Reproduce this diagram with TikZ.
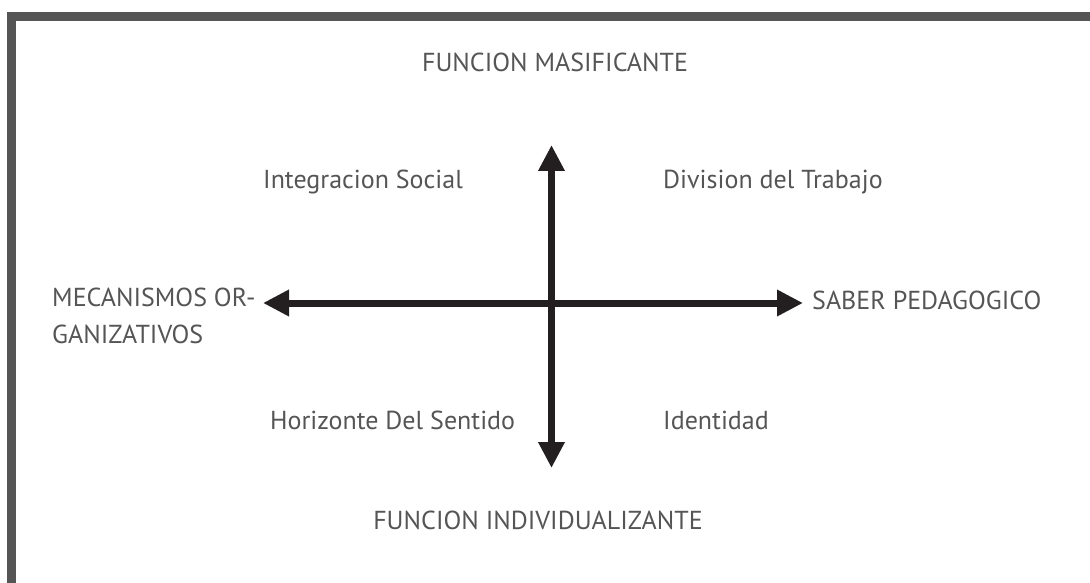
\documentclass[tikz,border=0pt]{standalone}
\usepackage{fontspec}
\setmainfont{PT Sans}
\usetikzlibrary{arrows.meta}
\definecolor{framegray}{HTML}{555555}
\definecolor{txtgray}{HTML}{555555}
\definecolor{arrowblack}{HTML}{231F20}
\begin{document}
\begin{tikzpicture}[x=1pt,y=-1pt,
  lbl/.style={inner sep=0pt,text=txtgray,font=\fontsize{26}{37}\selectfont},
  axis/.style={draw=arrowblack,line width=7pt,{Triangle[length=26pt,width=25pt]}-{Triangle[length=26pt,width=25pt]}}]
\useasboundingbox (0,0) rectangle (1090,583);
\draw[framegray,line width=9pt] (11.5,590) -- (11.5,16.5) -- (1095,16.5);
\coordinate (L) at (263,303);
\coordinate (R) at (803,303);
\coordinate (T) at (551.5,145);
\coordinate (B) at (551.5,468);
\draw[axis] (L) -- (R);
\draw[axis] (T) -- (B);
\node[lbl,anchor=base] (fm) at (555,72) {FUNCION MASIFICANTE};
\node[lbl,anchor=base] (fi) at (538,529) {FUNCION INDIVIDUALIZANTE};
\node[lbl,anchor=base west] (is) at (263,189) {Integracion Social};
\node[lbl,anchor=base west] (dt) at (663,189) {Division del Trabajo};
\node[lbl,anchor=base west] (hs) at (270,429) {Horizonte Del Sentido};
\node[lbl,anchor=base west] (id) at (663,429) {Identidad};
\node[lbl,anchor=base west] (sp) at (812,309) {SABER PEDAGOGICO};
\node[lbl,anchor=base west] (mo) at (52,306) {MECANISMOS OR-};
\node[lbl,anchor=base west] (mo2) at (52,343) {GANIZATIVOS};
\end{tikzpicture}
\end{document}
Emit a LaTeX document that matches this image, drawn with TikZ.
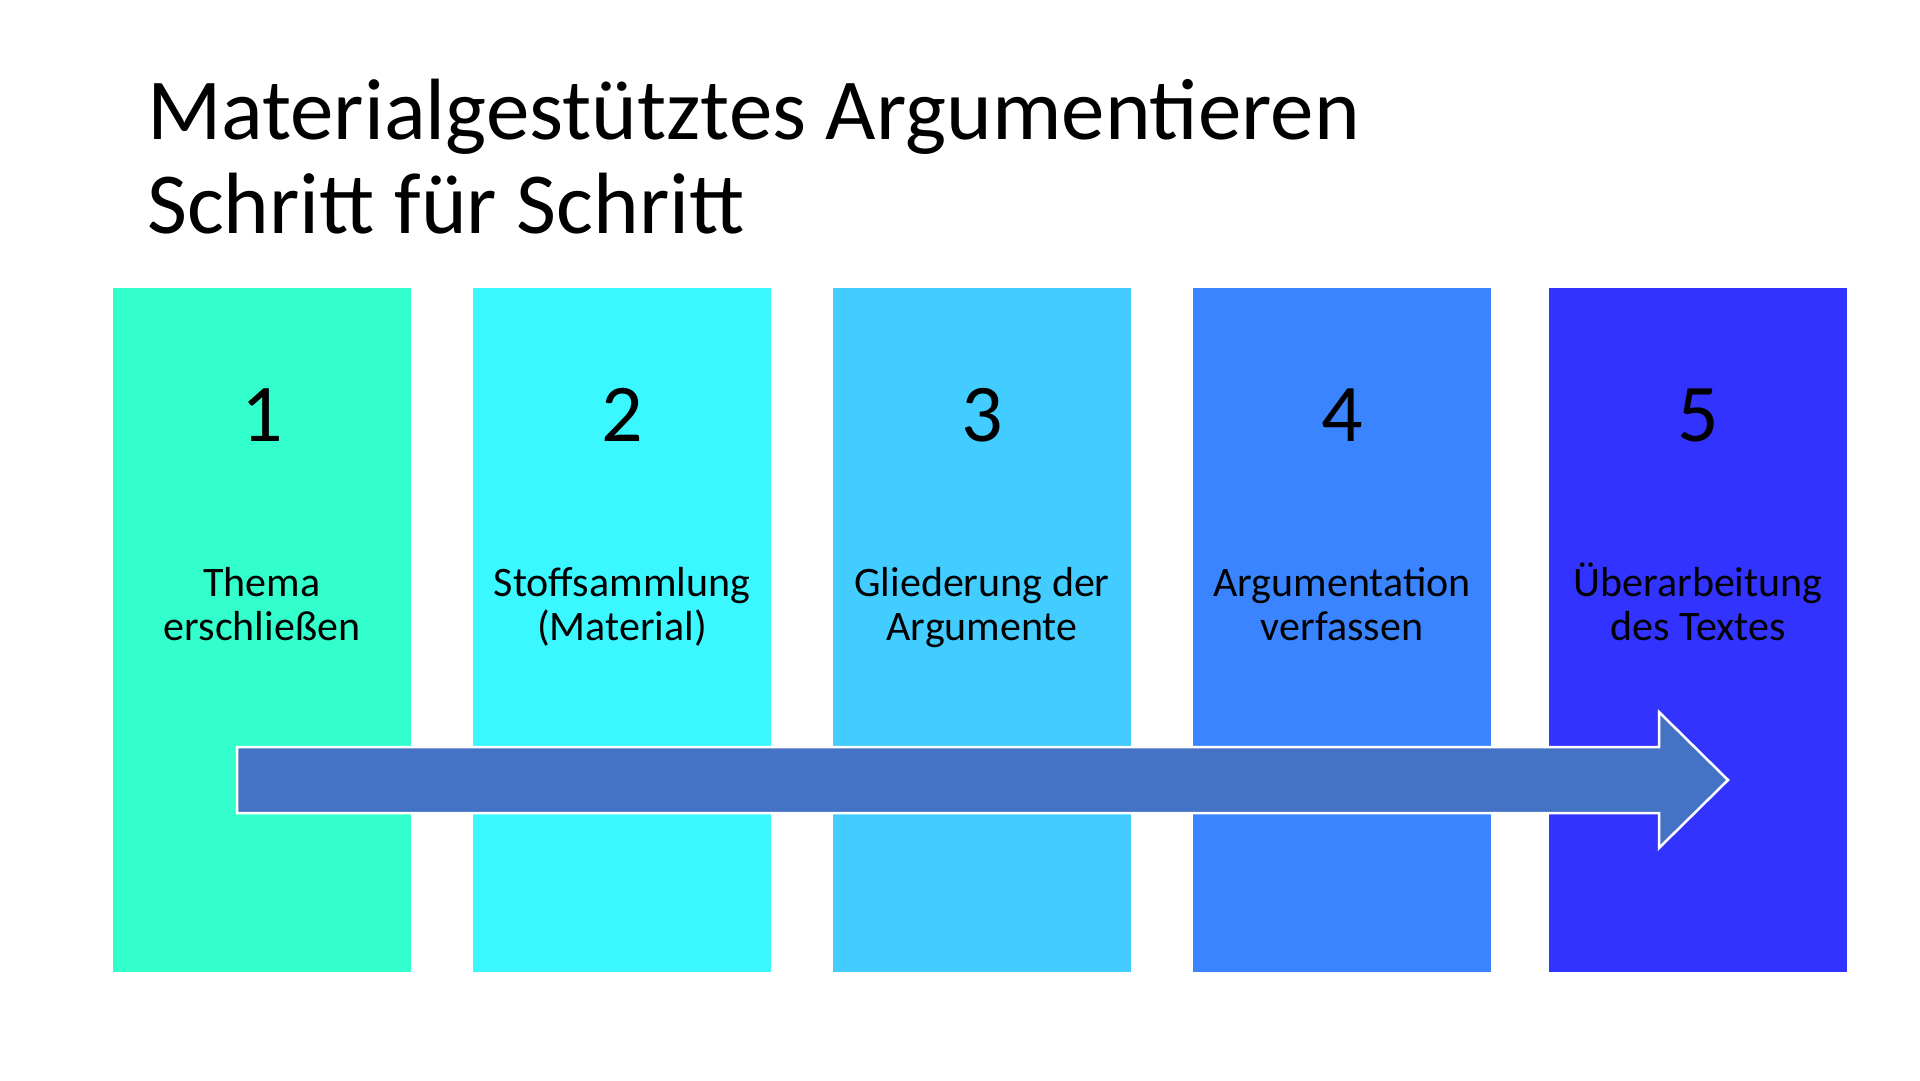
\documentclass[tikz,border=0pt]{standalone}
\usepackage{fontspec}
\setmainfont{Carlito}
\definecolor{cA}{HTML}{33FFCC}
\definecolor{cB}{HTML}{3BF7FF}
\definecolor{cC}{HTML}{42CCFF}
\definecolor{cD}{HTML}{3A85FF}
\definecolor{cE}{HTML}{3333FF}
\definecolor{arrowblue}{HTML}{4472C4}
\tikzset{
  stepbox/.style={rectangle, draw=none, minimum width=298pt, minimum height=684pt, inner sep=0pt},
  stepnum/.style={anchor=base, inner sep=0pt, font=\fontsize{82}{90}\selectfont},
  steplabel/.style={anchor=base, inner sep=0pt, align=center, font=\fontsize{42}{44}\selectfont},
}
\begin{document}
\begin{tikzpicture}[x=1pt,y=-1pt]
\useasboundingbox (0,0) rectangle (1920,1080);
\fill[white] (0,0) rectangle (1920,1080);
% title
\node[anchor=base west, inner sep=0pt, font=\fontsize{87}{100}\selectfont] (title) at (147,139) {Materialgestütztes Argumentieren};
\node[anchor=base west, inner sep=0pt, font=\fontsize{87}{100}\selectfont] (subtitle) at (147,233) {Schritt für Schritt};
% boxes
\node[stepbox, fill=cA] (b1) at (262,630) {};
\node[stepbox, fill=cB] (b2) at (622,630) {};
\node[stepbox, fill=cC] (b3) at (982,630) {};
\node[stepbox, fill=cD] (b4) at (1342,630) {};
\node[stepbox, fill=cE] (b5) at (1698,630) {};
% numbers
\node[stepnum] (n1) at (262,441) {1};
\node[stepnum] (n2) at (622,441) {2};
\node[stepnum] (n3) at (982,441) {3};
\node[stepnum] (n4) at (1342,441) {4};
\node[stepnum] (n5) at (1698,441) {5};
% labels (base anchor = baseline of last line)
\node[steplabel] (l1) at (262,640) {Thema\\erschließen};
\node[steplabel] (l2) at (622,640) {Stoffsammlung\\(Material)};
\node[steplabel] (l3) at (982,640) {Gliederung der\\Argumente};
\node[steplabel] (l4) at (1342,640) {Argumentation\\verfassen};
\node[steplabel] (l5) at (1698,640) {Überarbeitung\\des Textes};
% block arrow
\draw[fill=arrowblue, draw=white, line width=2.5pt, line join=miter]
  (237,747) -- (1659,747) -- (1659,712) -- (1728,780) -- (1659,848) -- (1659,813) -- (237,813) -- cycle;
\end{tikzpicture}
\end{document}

Work to do: Your task is to copy the entries in full and exactly, without any images.

The result:
Reproduce this diagram with TikZ.
\documentclass[tikz,border=0pt]{standalone}
\usepackage{fontspec}
\setmainfont{PT Sans}
\usetikzlibrary{arrows.meta}
\definecolor{framegray}{HTML}{555555}
\definecolor{txtgray}{HTML}{555555}
\definecolor{arrowblack}{HTML}{231F20}
\begin{document}
\begin{tikzpicture}[x=1pt,y=-1pt,
  lbl/.style={inner sep=0pt,text=txtgray,font=\fontsize{26}{37}\selectfont},
  axis/.style={draw=arrowblack,line width=7pt,{Triangle[length=26pt,width=25pt]}-{Triangle[length=26pt,width=25pt]}}]
\useasboundingbox (0,0) rectangle (1090,583);
\draw[framegray,line width=9pt] (11.5,590) -- (11.5,16.5) -- (1095,16.5);
\coordinate (L) at (263,303);
\coordinate (R) at (803,303);
\coordinate (T) at (551.5,145);
\coordinate (B) at (551.5,468);
\draw[axis] (L) -- (R);
\draw[axis] (T) -- (B);
\node[lbl,anchor=base] (fm) at (555,72) {FUNCION MASIFICANTE};
\node[lbl,anchor=base] (fi) at (538,529) {FUNCION INDIVIDUALIZANTE};
\node[lbl,anchor=base west] (is) at (263,189) {Integracion Social};
\node[lbl,anchor=base west] (dt) at (663,189) {Division del Trabajo};
\node[lbl,anchor=base west] (hs) at (270,429) {Horizonte Del Sentido};
\node[lbl,anchor=base west] (id) at (663,429) {Identidad};
\node[lbl,anchor=base west] (sp) at (812,309) {SABER PEDAGOGICO};
\node[lbl,anchor=base west] (mo) at (52,306) {MECANISMOS OR-};
\node[lbl,anchor=base west] (mo2) at (52,343) {GANIZATIVOS};
\end{tikzpicture}
\end{document}
Emit a LaTeX document that matches this image, drawn with TikZ.
\documentclass[tikz,border=0pt]{standalone}
\usepackage{fontspec}
\setmainfont{Carlito}
\definecolor{cA}{HTML}{33FFCC}
\definecolor{cB}{HTML}{3BF7FF}
\definecolor{cC}{HTML}{42CCFF}
\definecolor{cD}{HTML}{3A85FF}
\definecolor{cE}{HTML}{3333FF}
\definecolor{arrowblue}{HTML}{4472C4}
\tikzset{
  stepbox/.style={rectangle, draw=none, minimum width=298pt, minimum height=684pt, inner sep=0pt},
  stepnum/.style={anchor=base, inner sep=0pt, font=\fontsize{82}{90}\selectfont},
  steplabel/.style={anchor=base, inner sep=0pt, align=center, font=\fontsize{42}{44}\selectfont},
}
\begin{document}
\begin{tikzpicture}[x=1pt,y=-1pt]
\useasboundingbox (0,0) rectangle (1920,1080);
\fill[white] (0,0) rectangle (1920,1080);
% title
\node[anchor=base west, inner sep=0pt, font=\fontsize{87}{100}\selectfont] (title) at (147,139) {Materialgestütztes Argumentieren};
\node[anchor=base west, inner sep=0pt, font=\fontsize{87}{100}\selectfont] (subtitle) at (147,233) {Schritt für Schritt};
% boxes
\node[stepbox, fill=cA] (b1) at (262,630) {};
\node[stepbox, fill=cB] (b2) at (622,630) {};
\node[stepbox, fill=cC] (b3) at (982,630) {};
\node[stepbox, fill=cD] (b4) at (1342,630) {};
\node[stepbox, fill=cE] (b5) at (1698,630) {};
% numbers
\node[stepnum] (n1) at (262,441) {1};
\node[stepnum] (n2) at (622,441) {2};
\node[stepnum] (n3) at (982,441) {3};
\node[stepnum] (n4) at (1342,441) {4};
\node[stepnum] (n5) at (1698,441) {5};
% labels (base anchor = baseline of last line)
\node[steplabel] (l1) at (262,640) {Thema\\erschließen};
\node[steplabel] (l2) at (622,640) {Stoffsammlung\\(Material)};
\node[steplabel] (l3) at (982,640) {Gliederung der\\Argumente};
\node[steplabel] (l4) at (1342,640) {Argumentation\\verfassen};
\node[steplabel] (l5) at (1698,640) {Überarbeitung\\des Textes};
% block arrow
\draw[fill=arrowblue, draw=white, line width=2.5pt, line join=miter]
  (237,747) -- (1659,747) -- (1659,712) -- (1728,780) -- (1659,848) -- (1659,813) -- (237,813) -- cycle;
\end{tikzpicture}
\end{document}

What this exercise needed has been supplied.